### Exercise task
Nothing but the lines from the top of the data to the line holding "0.64, 0.64, 0.69];" should be printed, word for word and both ends included; leave the pictures out.

================

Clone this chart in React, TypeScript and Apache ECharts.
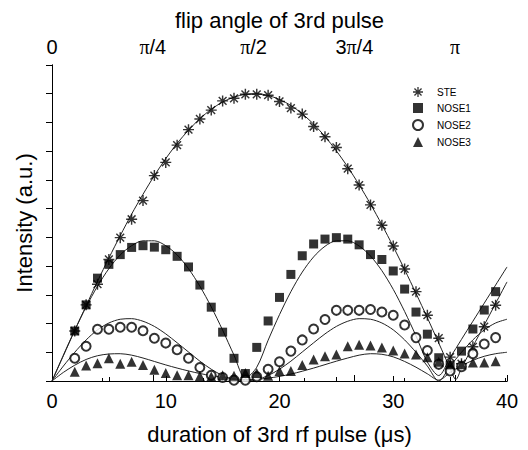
import React, { useEffect, useRef } from "react";
import * as echarts from "echarts";

// measured pulse durations (µs)
const pulseX = [2, 3, 4, 5, 6, 7, 8, 9, 10, 11, 12, 13, 14, 15, 16, 17, 18, 19, 20, 21, 22, 23, 24, 25, 26, 27, 28, 29, 30, 31, 32, 33, 34, 35, 36, 37, 38, 39];
const steValues = [1.74, 2.65, 3.37, 4.23, 4.99, 5.63, 6.28, 7.15, 7.61, 8.21, 8.75, 9.12, 9.43, 9.75, 9.84, 9.98, 9.98, 9.95, 9.73, 9.5, 9.29, 8.86, 8.5, 8.13, 7.39, 6.82, 6.13, 5.42, 4.7, 3.9, 3.11, 2.29, 1.49, 0.83, 0.6, 1.19, 1.89, 2.64];
const nose1Values = [1.74, 2.65, 3.58, 4.06, 4.4, 4.65, 4.71, 4.66, 4.57, 4.34, 3.97, 3.34, 2.57, 1.7, 0.79, 0.26, 1.17, 2.09, 2.91, 3.71, 4.36, 4.77, 4.94, 4.99, 4.94, 4.74, 4.4, 4.23, 3.83, 3.2, 2.4, 1.63, 0.81, 0.55, 1.04, 1.81, 2.47, 3.11];
const nose2Values = [0.79, 1.21, 1.8, 1.8, 1.87, 1.87, 1.75, 1.49, 1.32, 1.09, 0.79, 0.47, 0.2, 0.12, 0.03, 0.03, 0.15, 0.41, 0.67, 1.04, 1.43, 1.81, 2.14, 2.46, 2.46, 2.46, 2.49, 2.4, 2.29, 1.95, 1.51, 1.06, 0.58, 0.35, 0.5, 0.95, 1.29, 1.51];
const nose3Values = [0.32, 0.54, 0.62, 0.79, 0.6, 0.67, 0.56, 0.39, 0.28, 0.2, 0.2, 0.17, 0.16, 0.2, 0.18, 0.28, 0.28, 0.18, 0.35, 0.35, 0.56, 0.75, 0.86, 0.92, 1.21, 1.26, 1.24, 1.17, 1.06, 0.96, 0.92, 0.83, 0.67, 0.58, 0.58, 0.64, 0.64, 0.69];

// calculated curves
const fitX = [0, 1, 2, 3, 4, 5, 6, 7, 8, 9, 10, 11, 12, 13, 14, 15, 16, 17, 18, 19, 20, 21, 22, 23, 24, 25, 26, 27, 28, 29, 30, 31, 32, 33, 34, 35, 35.5, 36, 37, 38, 39, 40];
const fitSTE = [0, 0.88, 1.76, 2.62, 3.47, 4.28, 5.06, 5.81, 6.5, 7.15, 7.74, 8.27, 8.73, 9.13, 9.46, 9.71, 9.88, 9.98, 10.0, 9.94, 9.8, 9.59, 9.3, 8.94, 8.51, 8.01, 7.45, 6.83, 6.16, 5.44, 4.68, 3.88, 3.05, 2.2, 1.32, 0.44, 0.05, 0.45, 1.2, 1.95, 2.7, 3.45];
const fitNOSE1 = [0, 0.9, 1.77, 2.58, 3.3, 3.91, 4.39, 4.71, 4.88, 4.88, 4.71, 4.39, 3.91, 3.3, 2.58, 1.77, 0.9, 0.1, 0.48, 1.42, 2.31, 3.11, 3.79, 4.32, 4.69, 4.88, 4.88, 4.7, 4.35, 3.84, 3.19, 2.42, 1.57, 0.66, 0.19, 0.82, 1.13, 1.45, 2.08, 2.71, 3.34, 3.97];
const fitNOSE2 = [0, 0.52, 1.0, 1.43, 1.78, 2.02, 2.15, 2.17, 2.08, 1.9, 1.64, 1.33, 1.01, 0.69, 0.41, 0.19, 0.05, 0, 0.05, 0.19, 0.41, 0.69, 1.01, 1.33, 1.64, 1.9, 2.08, 2.17, 2.15, 2.02, 1.78, 1.43, 1.0, 0.52, 0, 0.52, 0.76, 1.0, 1.43, 1.78, 2.02, 2.15];
const fitNOSE3 = [0, 0.3, 0.55, 0.75, 0.88, 0.94, 0.95, 0.9, 0.8, 0.68, 0.56, 0.45, 0.35, 0.26, 0.19, 0.13, 0.08, 0.05, 0.06, 0.1, 0.16, 0.24, 0.34, 0.45, 0.57, 0.69, 0.8, 0.9, 0.95, 0.93, 0.84, 0.68, 0.48, 0.25, 0.03, 0.3, 0.42, 0.53, 0.72, 0.86, 0.95, 1.0];

// top axis: flip angle in units of pi/8
const topTickLabels: Record<number, string> = { 0: "0", 2: "{p|π}/4", 4: "{p|π}/2", 6: "3{p|π}/4", 8: "{p|π}" };
const seriesNames = ["STE", "NOSE1", "NOSE2", "NOSE3"];

const FONT = "Liberation Sans, Arial, sans-serif";
const SERIF = "Liberation Serif, Times New Roman, serif";
const ASTERISK =
  "path://M0 8.7L20 8.7L20 11.3L0 11.3ZM8.7 0L11.3 0L11.3 20L8.7 20ZM3.84 1.99L18.01 16.16L16.16 18.01L1.99 3.84ZM16.16 1.99L18.01 3.84L3.84 18.01L1.99 16.16Z";

const pairs = (xs: number[], ys: number[]) => xs.map((x, i) => [x, ys[i]]);

export default function App() {
  const ref = useRef<HTMLDivElement>(null);
  useEffect(() => {
    if (!ref.current) return;
    const chart = echarts.init(ref.current, null, { renderer: "svg" });
    const fitLine = (name: string, ys: number[]) => ({
      name,
      type: "line",
      data: pairs(fitX, ys),
      showSymbol: false,
      smooth: 0.3,
      lineStyle: { color: "#222", width: 1 },
      z: 2,
      silent: true,
    });
    const scatter = (name: string, ys: number[], symbol: string, size: number) => ({
      name,
      type: "scatter",
      data: pairs(pulseX, ys),
      symbol,
      symbolSize: size,
      itemStyle: { color: "#000", borderColor: "#000", borderWidth: symbol === "emptyCircle" ? 1 : 0 },
      z: 5,
    });
    chart.setOption({
      animation: false,
      backgroundColor: "#fff",
      textStyle: { fontFamily: FONT, color: "#000" },
      grid: { left: 52, right: 21, top: 65, bottom: 63, containLabel: false },
      legend: {
        data: seriesNames,
        orient: "vertical",
        left: 412,
        top: 87,
        itemWidth: 10,
        itemHeight: 10,
        itemGap: 6,
        padding: 0,
        textStyle: { fontFamily: FONT, fontSize: 10, color: "#000", padding: [0, 0, 0, 9] },
      },
      xAxis: [
        {
          type: "value",
          position: "bottom",
          min: 0,
          max: 40,
          interval: 10,
          name: "duration of 3rd rf pulse (μs)",
          nameLocation: "middle",
          nameGap: 42,
          nameTextStyle: { fontFamily: FONT, fontSize: 22, color: "#000" },
          axisLine: { show: true, lineStyle: { color: "#000", width: 1 } },
          axisTick: { show: true, inside: true, length: 5, lineStyle: { color: "#000" } },
          minorTick: { show: true, splitNumber: 2, length: 4, lineStyle: { color: "#000" } },
          axisLabel: { fontFamily: FONT, fontSize: 20, color: "#000", margin: 10 },
          splitLine: { show: false },
        },
        {
          type: "value",
          position: "top",
          min: 0,
          max: 9.03,
          interval: 2,
          name: "flip angle of 3rd pulse",
          nameLocation: "middle",
          nameGap: 34,
          nameTextStyle: { fontFamily: FONT, fontSize: 22, color: "#000" },
          axisLine: { show: true, lineStyle: { color: "#000", width: 1 } },
          axisTick: { show: true, inside: false, length: 6, lineStyle: { color: "#000" } },
          minorTick: { show: true, splitNumber: 2, length: 3, lineStyle: { color: "#000" } },
          axisLabel: {
            fontFamily: FONT,
            fontSize: 20,
            color: "#000",
            margin: 8,
            showMaxLabel: false,
            formatter: (v: number) => topTickLabels[Math.round(v)] ?? "",
            rich: { p: { fontFamily: SERIF, fontSize: 20, color: "#000" } },
          },
          splitLine: { show: false },
        },
      ],
      yAxis: [
        {
          type: "value",
          position: "left",
          min: 0,
          max: 11,
          interval: 1,
          name: "Intensity (a.u.)",
          nameLocation: "middle",
          nameGap: 17,
          nameTextStyle: { fontFamily: FONT, fontSize: 22, color: "#000" },
          axisLine: { show: true, lineStyle: { color: "#000", width: 1 } },
          axisTick: { show: true, inside: false, length: 6, lineStyle: { color: "#000" } },
          axisLabel: { show: false },
          splitLine: { show: false },
        },
        {
          type: "value",
          position: "right",
          min: 0,
          max: 11,
          interval: 1,
          axisLine: { show: true, lineStyle: { color: "#000", width: 1 } },
          axisTick: { show: true, inside: true, length: 6, lineStyle: { color: "#000" } },
          axisLabel: { show: false },
          splitLine: { show: false },
        },
      ],
      series: [
        fitLine("fit STE", fitSTE),
        fitLine("fit NOSE1", fitNOSE1),
        fitLine("fit NOSE2", fitNOSE2),
        fitLine("fit NOSE3", fitNOSE3),
        scatter("STE", steValues, ASTERISK, 11),
        scatter("NOSE1", nose1Values, "rect", 9),
        scatter("NOSE2", nose2Values, "emptyCircle", 9),
        scatter("NOSE3", nose3Values, "triangle", 10),
      ],
    });
    return () => chart.dispose();
  }, []);
  return <div ref={ref} style={{ position: "fixed", left: 0, top: 0, width: 528, height: 450, background: "#fff" }} />;
}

================

### Answer to this exercise
Clone this chart in React, TypeScript and Apache ECharts.
import React, { useEffect, useRef } from "react";
import * as echarts from "echarts";

// measured pulse durations (µs)
const pulseX = [2, 3, 4, 5, 6, 7, 8, 9, 10, 11, 12, 13, 14, 15, 16, 17, 18, 19, 20, 21, 22, 23, 24, 25, 26, 27, 28, 29, 30, 31, 32, 33, 34, 35, 36, 37, 38, 39];
const steValues = [1.74, 2.65, 3.37, 4.23, 4.99, 5.63, 6.28, 7.15, 7.61, 8.21, 8.75, 9.12, 9.43, 9.75, 9.84, 9.98, 9.98, 9.95, 9.73, 9.5, 9.29, 8.86, 8.5, 8.13, 7.39, 6.82, 6.13, 5.42, 4.7, 3.9, 3.11, 2.29, 1.49, 0.83, 0.6, 1.19, 1.89, 2.64];
const nose1Values = [1.74, 2.65, 3.58, 4.06, 4.4, 4.65, 4.71, 4.66, 4.57, 4.34, 3.97, 3.34, 2.57, 1.7, 0.79, 0.26, 1.17, 2.09, 2.91, 3.71, 4.36, 4.77, 4.94, 4.99, 4.94, 4.74, 4.4, 4.23, 3.83, 3.2, 2.4, 1.63, 0.81, 0.55, 1.04, 1.81, 2.47, 3.11];
const nose2Values = [0.79, 1.21, 1.8, 1.8, 1.87, 1.87, 1.75, 1.49, 1.32, 1.09, 0.79, 0.47, 0.2, 0.12, 0.03, 0.03, 0.15, 0.41, 0.67, 1.04, 1.43, 1.81, 2.14, 2.46, 2.46, 2.46, 2.49, 2.4, 2.29, 1.95, 1.51, 1.06, 0.58, 0.35, 0.5, 0.95, 1.29, 1.51];
const nose3Values = [0.32, 0.54, 0.62, 0.79, 0.6, 0.67, 0.56, 0.39, 0.28, 0.2, 0.2, 0.17, 0.16, 0.2, 0.18, 0.28, 0.28, 0.18, 0.35, 0.35, 0.56, 0.75, 0.86, 0.92, 1.21, 1.26, 1.24, 1.17, 1.06, 0.96, 0.92, 0.83, 0.67, 0.58, 0.58, 0.64, 0.64, 0.69];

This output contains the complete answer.